## Job
How many lines of the data hold the word "this"? State the number and nothing else.
★ ★ ★
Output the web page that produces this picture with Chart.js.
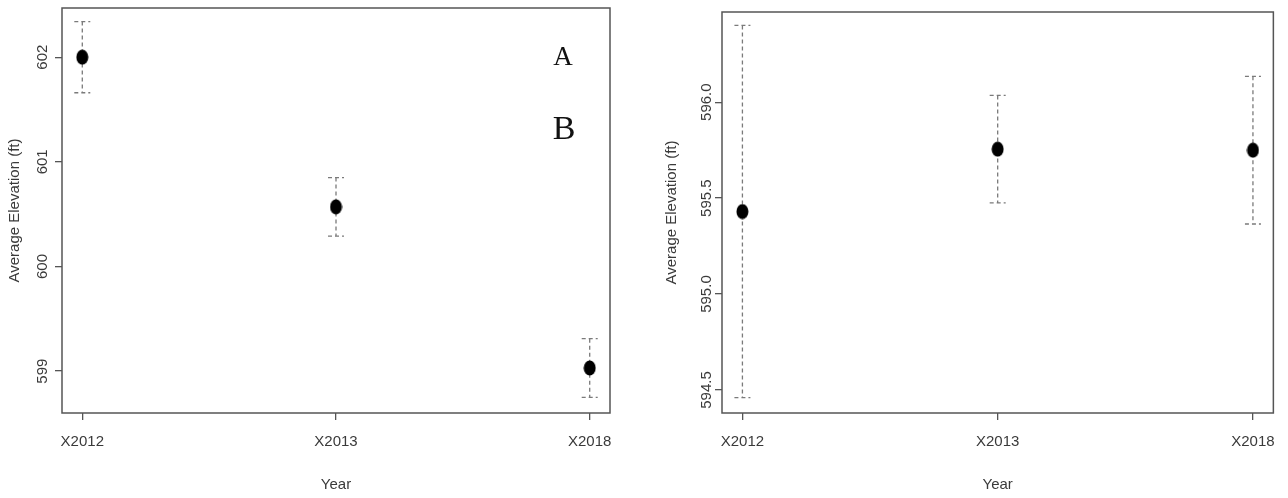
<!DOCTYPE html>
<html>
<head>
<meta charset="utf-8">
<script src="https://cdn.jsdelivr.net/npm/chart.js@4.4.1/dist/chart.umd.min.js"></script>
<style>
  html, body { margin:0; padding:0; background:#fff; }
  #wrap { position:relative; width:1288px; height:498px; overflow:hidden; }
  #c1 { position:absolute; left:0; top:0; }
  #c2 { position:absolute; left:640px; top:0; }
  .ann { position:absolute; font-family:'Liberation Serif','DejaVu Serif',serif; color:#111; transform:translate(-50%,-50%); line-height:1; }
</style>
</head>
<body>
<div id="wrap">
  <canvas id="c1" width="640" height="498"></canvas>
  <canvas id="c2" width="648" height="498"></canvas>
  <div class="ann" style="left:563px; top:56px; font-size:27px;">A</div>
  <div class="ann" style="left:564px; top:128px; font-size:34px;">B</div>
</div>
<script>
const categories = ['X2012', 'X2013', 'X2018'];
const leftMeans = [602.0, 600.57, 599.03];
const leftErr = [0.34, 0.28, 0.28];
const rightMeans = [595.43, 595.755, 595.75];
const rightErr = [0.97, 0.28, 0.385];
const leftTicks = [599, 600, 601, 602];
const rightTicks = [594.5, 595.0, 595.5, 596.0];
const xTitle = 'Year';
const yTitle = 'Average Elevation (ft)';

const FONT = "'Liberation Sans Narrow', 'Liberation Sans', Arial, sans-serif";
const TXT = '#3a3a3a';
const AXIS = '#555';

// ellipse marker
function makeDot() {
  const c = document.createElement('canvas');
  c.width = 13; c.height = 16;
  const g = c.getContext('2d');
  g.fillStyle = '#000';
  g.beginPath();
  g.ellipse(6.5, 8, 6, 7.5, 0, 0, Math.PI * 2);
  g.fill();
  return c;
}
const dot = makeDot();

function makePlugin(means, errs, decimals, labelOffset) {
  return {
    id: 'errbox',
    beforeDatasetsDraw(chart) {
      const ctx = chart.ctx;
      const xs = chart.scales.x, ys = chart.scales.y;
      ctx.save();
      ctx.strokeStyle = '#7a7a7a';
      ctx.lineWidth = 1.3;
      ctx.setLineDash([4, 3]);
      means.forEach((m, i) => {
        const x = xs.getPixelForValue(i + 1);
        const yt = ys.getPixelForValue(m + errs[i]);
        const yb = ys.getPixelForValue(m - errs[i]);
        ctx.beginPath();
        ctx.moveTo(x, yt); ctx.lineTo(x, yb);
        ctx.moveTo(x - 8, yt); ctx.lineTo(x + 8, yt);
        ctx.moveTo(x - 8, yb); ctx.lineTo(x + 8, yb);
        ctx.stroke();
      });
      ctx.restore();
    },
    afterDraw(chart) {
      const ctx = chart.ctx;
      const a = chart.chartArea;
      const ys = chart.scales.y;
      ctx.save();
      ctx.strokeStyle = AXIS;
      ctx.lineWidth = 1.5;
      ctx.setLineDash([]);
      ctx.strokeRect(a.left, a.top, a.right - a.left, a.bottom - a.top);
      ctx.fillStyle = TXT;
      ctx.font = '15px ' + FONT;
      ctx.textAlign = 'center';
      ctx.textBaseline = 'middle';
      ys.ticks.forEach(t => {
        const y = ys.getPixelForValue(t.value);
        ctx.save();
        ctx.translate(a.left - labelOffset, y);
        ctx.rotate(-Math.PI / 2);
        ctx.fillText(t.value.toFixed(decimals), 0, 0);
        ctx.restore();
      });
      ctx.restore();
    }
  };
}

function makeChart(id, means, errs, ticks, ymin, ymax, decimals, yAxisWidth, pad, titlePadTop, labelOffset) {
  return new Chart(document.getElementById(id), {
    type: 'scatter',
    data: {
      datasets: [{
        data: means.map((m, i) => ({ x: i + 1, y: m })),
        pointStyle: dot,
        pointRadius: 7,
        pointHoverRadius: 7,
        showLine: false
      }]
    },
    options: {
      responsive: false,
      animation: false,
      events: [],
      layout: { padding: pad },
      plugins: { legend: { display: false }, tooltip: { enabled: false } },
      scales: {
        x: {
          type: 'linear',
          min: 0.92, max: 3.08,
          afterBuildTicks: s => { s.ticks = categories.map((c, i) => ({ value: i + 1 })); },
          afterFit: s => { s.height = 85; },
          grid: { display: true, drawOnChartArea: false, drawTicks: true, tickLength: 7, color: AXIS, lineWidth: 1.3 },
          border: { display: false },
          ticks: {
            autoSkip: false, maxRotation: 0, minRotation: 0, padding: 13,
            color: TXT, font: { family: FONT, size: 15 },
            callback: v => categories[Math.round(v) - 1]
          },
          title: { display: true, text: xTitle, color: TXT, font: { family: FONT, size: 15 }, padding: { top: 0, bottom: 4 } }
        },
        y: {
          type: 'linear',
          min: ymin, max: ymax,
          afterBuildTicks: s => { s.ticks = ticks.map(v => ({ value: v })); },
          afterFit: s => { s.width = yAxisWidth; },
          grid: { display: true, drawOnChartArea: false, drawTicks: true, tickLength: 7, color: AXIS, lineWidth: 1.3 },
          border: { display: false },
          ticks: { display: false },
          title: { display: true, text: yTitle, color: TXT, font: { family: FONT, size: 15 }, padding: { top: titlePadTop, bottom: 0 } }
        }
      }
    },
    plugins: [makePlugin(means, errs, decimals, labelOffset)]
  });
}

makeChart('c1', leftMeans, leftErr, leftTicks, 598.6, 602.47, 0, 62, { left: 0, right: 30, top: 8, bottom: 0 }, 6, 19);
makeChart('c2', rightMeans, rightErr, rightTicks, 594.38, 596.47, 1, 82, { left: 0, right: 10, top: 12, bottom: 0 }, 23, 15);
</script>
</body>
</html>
★ ★ ★
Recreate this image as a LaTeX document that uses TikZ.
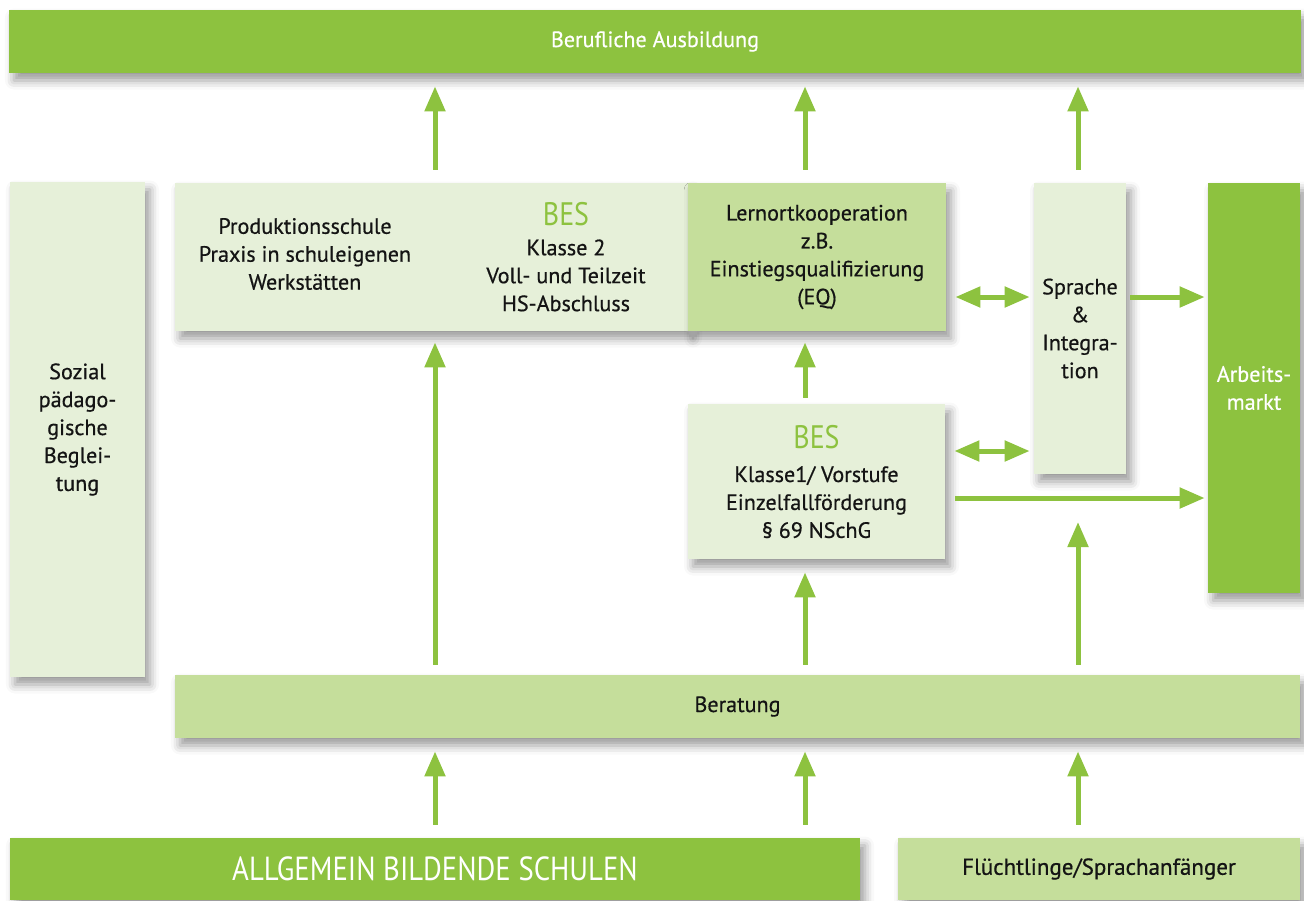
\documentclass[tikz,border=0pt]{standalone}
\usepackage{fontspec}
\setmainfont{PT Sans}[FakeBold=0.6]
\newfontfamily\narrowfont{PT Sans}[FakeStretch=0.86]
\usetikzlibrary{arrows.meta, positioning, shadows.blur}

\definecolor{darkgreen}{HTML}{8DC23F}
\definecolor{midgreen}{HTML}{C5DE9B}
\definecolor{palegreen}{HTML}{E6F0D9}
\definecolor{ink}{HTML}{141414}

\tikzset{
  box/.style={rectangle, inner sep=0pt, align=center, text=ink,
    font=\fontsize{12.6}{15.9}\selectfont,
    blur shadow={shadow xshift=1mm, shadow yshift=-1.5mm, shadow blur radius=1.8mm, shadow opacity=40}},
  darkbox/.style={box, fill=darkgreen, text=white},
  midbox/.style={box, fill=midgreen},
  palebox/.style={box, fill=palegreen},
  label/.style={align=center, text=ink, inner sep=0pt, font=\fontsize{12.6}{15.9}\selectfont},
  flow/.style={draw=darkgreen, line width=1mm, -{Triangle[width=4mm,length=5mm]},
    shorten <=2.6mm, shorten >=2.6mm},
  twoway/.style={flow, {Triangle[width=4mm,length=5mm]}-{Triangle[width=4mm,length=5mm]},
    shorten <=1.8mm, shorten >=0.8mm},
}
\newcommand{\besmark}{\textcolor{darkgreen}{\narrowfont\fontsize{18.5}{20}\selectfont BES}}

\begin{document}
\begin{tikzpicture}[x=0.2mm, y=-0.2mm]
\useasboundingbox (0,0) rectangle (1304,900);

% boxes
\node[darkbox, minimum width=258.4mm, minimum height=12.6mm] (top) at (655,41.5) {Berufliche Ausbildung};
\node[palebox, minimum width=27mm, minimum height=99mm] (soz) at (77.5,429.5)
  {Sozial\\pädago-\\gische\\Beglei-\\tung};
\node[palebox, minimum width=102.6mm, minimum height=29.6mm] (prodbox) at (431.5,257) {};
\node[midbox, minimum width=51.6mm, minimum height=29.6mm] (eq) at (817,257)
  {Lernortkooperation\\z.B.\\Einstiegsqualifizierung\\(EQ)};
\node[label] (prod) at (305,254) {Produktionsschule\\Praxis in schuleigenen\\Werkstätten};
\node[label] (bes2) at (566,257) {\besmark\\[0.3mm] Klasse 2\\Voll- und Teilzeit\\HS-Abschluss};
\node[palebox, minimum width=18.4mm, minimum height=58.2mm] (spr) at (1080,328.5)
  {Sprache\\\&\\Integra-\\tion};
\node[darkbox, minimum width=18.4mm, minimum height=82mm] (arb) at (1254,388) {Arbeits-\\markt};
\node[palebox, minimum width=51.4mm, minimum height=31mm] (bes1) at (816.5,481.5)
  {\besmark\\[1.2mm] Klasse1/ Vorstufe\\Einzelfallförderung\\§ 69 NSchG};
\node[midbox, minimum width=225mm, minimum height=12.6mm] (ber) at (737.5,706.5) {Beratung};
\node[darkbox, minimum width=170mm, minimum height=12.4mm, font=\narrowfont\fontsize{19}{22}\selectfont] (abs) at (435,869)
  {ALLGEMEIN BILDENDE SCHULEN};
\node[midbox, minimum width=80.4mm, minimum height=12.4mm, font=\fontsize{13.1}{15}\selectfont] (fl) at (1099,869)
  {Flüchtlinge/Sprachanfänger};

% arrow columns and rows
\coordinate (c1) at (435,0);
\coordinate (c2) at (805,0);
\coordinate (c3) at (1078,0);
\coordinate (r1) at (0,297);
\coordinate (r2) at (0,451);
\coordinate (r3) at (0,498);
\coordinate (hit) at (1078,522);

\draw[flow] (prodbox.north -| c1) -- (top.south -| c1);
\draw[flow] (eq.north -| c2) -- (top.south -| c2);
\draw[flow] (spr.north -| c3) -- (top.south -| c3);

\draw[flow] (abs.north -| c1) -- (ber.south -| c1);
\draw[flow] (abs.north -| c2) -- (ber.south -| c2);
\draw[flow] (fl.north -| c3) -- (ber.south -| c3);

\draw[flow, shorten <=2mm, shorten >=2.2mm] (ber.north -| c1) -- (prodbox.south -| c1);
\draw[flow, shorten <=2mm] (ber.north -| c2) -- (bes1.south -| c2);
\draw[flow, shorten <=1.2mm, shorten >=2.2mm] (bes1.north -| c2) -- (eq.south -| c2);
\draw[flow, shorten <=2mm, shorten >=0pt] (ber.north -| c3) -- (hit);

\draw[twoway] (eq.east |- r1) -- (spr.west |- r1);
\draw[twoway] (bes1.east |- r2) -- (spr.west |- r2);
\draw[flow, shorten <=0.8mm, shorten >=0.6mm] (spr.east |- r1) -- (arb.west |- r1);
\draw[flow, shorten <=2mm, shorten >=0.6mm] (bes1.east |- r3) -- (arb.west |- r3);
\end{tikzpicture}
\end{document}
★ ★ ★
## Exercise output
2